- [Description of the task]: Read the listing and extract each line that includes the word "this".

Records supplied start

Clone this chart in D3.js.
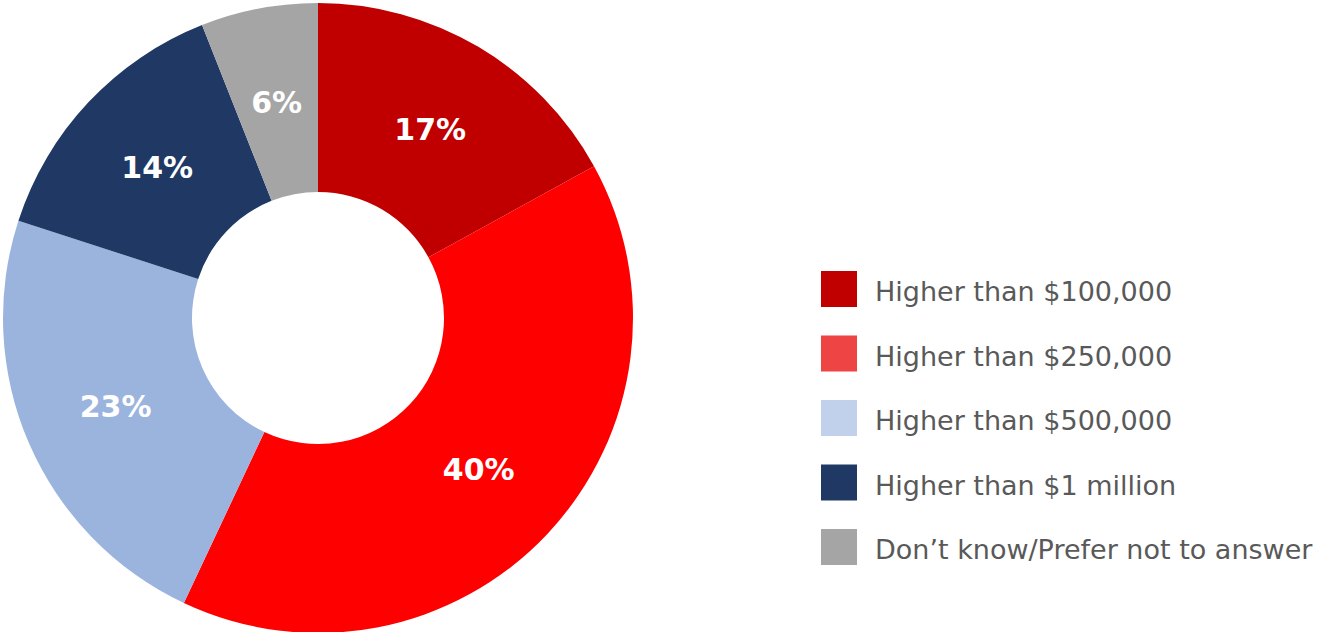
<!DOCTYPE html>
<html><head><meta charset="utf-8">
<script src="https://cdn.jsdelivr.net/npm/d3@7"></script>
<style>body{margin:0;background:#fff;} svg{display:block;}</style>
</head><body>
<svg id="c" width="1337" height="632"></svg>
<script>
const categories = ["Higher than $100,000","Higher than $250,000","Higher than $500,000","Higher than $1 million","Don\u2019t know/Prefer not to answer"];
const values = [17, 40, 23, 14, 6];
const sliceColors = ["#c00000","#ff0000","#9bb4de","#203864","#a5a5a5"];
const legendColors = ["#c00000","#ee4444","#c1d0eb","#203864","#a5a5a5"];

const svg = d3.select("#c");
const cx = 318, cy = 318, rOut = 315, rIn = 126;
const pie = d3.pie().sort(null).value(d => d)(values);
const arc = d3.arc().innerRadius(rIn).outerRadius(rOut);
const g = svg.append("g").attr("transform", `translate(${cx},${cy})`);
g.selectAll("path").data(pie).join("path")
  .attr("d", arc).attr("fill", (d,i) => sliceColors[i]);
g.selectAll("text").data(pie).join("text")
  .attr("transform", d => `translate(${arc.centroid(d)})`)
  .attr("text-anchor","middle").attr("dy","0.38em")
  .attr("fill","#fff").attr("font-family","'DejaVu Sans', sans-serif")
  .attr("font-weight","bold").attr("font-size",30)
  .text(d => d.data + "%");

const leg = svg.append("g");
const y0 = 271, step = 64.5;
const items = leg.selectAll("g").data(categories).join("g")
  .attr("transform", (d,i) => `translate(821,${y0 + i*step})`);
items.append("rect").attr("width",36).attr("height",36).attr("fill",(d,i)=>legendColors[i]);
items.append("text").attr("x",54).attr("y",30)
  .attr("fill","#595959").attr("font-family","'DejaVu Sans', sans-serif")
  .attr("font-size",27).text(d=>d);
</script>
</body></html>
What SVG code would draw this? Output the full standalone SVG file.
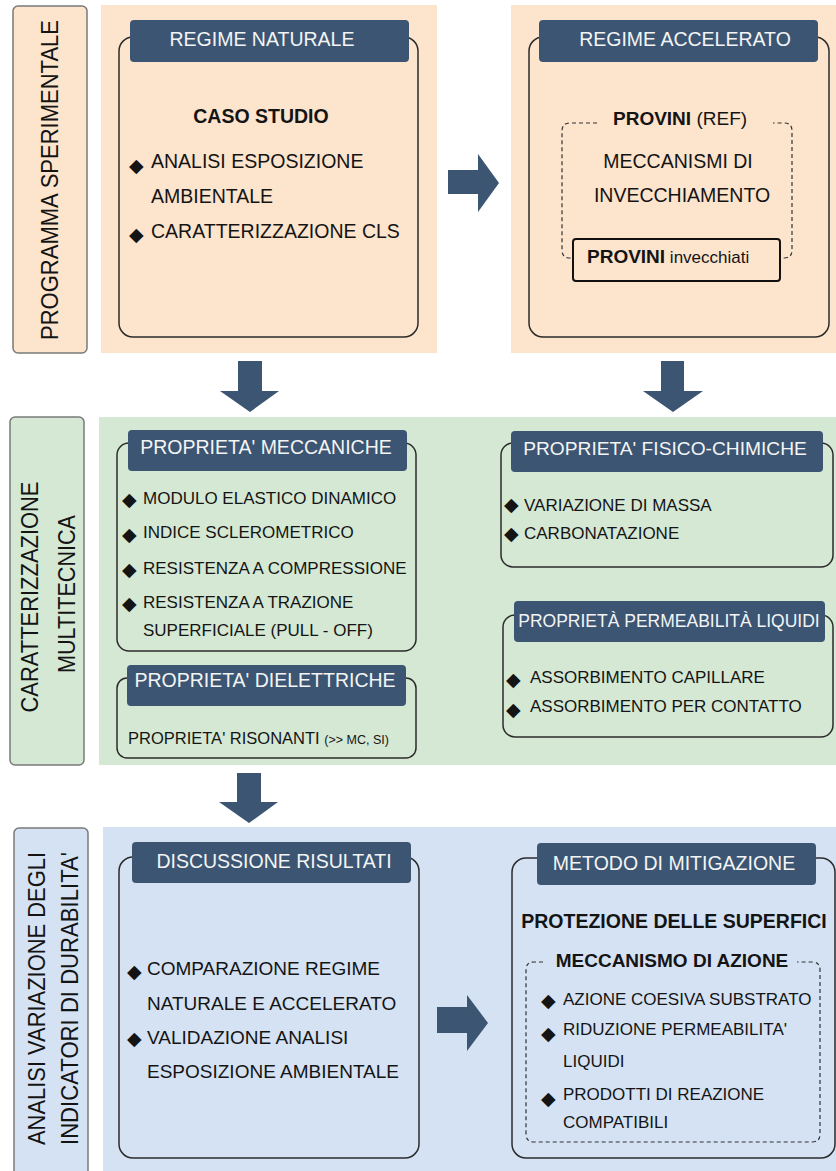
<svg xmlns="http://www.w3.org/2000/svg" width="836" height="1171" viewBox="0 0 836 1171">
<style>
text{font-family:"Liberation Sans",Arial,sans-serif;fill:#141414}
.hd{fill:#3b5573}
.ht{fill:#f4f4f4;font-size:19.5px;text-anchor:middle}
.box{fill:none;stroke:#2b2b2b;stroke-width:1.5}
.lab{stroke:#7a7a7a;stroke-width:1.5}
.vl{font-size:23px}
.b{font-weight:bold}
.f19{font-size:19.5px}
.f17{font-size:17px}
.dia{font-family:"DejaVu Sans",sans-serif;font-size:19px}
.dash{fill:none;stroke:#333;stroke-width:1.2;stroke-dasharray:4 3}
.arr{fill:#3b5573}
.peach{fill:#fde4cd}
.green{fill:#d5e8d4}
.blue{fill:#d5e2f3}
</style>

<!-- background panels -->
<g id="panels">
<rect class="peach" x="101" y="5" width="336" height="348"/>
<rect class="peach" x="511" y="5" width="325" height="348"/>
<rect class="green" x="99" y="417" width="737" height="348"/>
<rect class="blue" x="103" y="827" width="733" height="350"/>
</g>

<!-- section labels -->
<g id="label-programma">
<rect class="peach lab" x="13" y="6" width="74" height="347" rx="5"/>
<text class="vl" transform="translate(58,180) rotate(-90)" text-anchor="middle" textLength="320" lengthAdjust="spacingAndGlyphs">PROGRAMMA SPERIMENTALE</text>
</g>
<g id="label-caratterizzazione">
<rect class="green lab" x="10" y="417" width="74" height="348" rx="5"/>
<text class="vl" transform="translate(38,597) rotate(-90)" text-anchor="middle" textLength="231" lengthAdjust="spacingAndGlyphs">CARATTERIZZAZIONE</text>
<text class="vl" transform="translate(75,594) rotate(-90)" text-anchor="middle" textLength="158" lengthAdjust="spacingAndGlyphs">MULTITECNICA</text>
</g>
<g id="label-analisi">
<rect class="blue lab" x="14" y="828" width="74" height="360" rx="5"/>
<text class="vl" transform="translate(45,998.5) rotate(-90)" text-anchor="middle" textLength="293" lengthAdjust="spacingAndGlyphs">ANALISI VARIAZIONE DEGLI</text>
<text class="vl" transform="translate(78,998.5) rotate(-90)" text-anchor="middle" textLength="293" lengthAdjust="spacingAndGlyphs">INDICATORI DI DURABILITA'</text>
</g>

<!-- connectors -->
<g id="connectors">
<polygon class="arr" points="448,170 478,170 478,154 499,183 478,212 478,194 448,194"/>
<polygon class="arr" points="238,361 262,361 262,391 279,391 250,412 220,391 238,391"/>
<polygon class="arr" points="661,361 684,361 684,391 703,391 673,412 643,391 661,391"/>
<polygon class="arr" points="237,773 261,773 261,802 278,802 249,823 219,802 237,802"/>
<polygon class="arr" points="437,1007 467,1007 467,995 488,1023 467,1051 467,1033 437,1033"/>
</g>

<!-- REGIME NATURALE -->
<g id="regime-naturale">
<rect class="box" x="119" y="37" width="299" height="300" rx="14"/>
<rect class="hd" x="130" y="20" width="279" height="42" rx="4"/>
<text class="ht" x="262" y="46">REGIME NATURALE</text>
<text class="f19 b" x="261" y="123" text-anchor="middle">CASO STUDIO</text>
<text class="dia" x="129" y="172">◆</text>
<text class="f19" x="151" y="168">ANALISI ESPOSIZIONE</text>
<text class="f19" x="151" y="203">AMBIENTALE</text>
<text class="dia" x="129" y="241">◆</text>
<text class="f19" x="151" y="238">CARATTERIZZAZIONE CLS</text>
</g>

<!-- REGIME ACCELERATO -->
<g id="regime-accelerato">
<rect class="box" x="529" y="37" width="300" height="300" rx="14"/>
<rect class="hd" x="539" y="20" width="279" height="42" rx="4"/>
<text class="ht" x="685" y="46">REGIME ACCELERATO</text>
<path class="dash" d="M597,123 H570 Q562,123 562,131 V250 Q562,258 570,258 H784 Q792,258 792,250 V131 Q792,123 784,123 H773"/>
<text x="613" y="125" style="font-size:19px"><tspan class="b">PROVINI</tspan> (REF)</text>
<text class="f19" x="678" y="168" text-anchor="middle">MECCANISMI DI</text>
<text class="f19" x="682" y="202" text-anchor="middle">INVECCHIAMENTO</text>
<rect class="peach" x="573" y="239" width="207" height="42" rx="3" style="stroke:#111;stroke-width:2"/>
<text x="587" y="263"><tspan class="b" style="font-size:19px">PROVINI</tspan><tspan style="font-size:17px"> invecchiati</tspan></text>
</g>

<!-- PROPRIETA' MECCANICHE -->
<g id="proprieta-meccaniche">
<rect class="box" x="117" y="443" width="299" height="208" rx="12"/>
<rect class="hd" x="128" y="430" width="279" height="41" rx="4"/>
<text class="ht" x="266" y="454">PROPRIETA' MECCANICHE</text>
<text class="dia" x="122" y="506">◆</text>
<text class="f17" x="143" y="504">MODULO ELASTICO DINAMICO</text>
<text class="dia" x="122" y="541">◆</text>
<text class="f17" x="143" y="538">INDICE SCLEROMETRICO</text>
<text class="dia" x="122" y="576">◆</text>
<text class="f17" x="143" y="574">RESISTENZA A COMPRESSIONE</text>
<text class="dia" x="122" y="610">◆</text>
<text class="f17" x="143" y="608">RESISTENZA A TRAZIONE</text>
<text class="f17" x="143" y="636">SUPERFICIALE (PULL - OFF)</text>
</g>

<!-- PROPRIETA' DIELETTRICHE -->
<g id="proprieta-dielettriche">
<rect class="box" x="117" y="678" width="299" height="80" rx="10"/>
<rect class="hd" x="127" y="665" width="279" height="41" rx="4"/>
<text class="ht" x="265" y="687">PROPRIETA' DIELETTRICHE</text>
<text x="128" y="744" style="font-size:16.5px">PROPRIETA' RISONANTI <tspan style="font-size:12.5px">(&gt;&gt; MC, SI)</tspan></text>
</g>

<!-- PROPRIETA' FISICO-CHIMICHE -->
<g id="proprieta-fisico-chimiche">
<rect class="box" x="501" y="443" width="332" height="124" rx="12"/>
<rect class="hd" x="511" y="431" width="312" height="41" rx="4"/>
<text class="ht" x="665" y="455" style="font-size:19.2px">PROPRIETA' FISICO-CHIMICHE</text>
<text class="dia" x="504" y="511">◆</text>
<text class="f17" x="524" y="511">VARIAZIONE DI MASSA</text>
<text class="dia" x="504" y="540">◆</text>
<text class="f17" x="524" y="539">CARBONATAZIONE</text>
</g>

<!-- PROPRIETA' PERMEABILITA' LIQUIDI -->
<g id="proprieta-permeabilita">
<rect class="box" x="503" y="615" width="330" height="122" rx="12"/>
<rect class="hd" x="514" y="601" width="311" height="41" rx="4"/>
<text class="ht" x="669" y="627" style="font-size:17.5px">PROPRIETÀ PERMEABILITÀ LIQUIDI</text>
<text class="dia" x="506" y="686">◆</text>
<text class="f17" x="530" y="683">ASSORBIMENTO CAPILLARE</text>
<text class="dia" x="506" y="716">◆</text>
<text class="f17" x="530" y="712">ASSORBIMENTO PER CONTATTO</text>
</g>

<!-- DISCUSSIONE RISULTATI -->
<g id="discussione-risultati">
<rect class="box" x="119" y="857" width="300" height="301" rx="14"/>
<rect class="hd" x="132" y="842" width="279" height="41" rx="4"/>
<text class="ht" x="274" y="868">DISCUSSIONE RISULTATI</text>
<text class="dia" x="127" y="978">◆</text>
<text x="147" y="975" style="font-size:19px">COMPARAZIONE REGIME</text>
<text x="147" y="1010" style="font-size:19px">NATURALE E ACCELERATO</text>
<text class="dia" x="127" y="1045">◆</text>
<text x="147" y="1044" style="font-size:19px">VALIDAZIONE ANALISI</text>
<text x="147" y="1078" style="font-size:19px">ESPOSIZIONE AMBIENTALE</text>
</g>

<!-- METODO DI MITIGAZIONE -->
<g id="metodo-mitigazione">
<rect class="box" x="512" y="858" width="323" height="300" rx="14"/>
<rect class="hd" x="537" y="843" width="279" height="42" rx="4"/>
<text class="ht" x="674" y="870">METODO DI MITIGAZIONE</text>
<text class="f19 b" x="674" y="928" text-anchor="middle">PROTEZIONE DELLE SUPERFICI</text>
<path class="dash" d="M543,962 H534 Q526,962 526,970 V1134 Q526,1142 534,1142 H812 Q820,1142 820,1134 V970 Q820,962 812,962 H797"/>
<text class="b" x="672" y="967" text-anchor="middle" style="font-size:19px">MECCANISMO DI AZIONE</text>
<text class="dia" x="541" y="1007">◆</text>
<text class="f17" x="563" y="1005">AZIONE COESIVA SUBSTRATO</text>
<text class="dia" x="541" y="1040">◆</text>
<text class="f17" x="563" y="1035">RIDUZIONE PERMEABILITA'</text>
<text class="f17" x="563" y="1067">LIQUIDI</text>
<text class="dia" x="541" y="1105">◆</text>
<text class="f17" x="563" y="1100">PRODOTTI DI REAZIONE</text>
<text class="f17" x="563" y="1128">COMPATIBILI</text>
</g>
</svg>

Records supplied end

- [Written response]:
Clone this chart in D3.js.
What SVG code would draw this? Output the full standalone SVG file.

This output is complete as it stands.